**Charts and diagrams as code**:

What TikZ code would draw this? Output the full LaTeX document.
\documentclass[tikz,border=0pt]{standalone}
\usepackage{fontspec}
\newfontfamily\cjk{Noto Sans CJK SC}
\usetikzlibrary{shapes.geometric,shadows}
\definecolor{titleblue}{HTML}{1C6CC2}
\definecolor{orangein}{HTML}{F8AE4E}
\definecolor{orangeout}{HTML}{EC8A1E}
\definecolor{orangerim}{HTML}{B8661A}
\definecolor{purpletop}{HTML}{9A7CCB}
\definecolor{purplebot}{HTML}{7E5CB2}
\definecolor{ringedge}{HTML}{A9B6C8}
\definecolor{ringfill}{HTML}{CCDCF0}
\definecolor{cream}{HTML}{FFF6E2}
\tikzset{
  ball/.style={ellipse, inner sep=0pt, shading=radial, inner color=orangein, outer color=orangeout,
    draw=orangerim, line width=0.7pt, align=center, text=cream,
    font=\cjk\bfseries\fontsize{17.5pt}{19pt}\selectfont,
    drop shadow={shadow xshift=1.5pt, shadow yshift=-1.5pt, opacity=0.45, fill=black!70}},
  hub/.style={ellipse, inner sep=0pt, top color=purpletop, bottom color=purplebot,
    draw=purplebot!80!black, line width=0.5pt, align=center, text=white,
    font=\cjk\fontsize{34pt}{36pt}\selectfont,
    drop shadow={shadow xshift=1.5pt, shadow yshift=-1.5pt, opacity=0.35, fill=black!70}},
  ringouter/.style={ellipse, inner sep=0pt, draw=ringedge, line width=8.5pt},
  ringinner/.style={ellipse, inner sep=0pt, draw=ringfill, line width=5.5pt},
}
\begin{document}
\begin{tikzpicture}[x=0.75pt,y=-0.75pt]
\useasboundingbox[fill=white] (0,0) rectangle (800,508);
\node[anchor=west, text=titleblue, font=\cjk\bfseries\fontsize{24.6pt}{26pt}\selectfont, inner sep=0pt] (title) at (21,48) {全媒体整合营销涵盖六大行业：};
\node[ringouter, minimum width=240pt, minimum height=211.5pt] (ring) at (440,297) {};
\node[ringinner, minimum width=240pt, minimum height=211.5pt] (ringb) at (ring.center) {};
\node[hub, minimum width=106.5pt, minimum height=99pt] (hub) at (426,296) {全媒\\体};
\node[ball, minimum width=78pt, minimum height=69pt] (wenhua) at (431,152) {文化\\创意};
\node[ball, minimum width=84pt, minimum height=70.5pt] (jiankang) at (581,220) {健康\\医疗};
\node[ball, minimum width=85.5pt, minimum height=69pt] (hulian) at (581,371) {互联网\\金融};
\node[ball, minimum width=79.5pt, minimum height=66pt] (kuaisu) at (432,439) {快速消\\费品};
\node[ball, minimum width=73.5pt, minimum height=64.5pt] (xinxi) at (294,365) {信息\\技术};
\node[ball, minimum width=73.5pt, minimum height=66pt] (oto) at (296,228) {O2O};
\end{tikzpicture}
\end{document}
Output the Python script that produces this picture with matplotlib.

**WORK INSTRUCTIONS**:
Generate an exact reproduction of all entries.

**EXERCISE RESPONSE**:
What TikZ code would draw this? Output the full LaTeX document.
\documentclass[tikz,border=0pt]{standalone}
\usepackage{fontspec}
\newfontfamily\cjk{Noto Sans CJK SC}
\usetikzlibrary{shapes.geometric,shadows}
\definecolor{titleblue}{HTML}{1C6CC2}
\definecolor{orangein}{HTML}{F8AE4E}
\definecolor{orangeout}{HTML}{EC8A1E}
\definecolor{orangerim}{HTML}{B8661A}
\definecolor{purpletop}{HTML}{9A7CCB}
\definecolor{purplebot}{HTML}{7E5CB2}
\definecolor{ringedge}{HTML}{A9B6C8}
\definecolor{ringfill}{HTML}{CCDCF0}
\definecolor{cream}{HTML}{FFF6E2}
\tikzset{
  ball/.style={ellipse, inner sep=0pt, shading=radial, inner color=orangein, outer color=orangeout,
    draw=orangerim, line width=0.7pt, align=center, text=cream,
    font=\cjk\bfseries\fontsize{17.5pt}{19pt}\selectfont,
    drop shadow={shadow xshift=1.5pt, shadow yshift=-1.5pt, opacity=0.45, fill=black!70}},
  hub/.style={ellipse, inner sep=0pt, top color=purpletop, bottom color=purplebot,
    draw=purplebot!80!black, line width=0.5pt, align=center, text=white,
    font=\cjk\fontsize{34pt}{36pt}\selectfont,
    drop shadow={shadow xshift=1.5pt, shadow yshift=-1.5pt, opacity=0.35, fill=black!70}},
  ringouter/.style={ellipse, inner sep=0pt, draw=ringedge, line width=8.5pt},
  ringinner/.style={ellipse, inner sep=0pt, draw=ringfill, line width=5.5pt},
}
\begin{document}
\begin{tikzpicture}[x=0.75pt,y=-0.75pt]
\useasboundingbox[fill=white] (0,0) rectangle (800,508);
\node[anchor=west, text=titleblue, font=\cjk\bfseries\fontsize{24.6pt}{26pt}\selectfont, inner sep=0pt] (title) at (21,48) {全媒体整合营销涵盖六大行业：};
\node[ringouter, minimum width=240pt, minimum height=211.5pt] (ring) at (440,297) {};
\node[ringinner, minimum width=240pt, minimum height=211.5pt] (ringb) at (ring.center) {};
\node[hub, minimum width=106.5pt, minimum height=99pt] (hub) at (426,296) {全媒\\体};
\node[ball, minimum width=78pt, minimum height=69pt] (wenhua) at (431,152) {文化\\创意};
\node[ball, minimum width=84pt, minimum height=70.5pt] (jiankang) at (581,220) {健康\\医疗};
\node[ball, minimum width=85.5pt, minimum height=69pt] (hulian) at (581,371) {互联网\\金融};
\node[ball, minimum width=79.5pt, minimum height=66pt] (kuaisu) at (432,439) {快速消\\费品};
\node[ball, minimum width=73.5pt, minimum height=64.5pt] (xinxi) at (294,365) {信息\\技术};
\node[ball, minimum width=73.5pt, minimum height=66pt] (oto) at (296,228) {O2O};
\end{tikzpicture}
\end{document}
Output the Python script that produces this picture with matplotlib.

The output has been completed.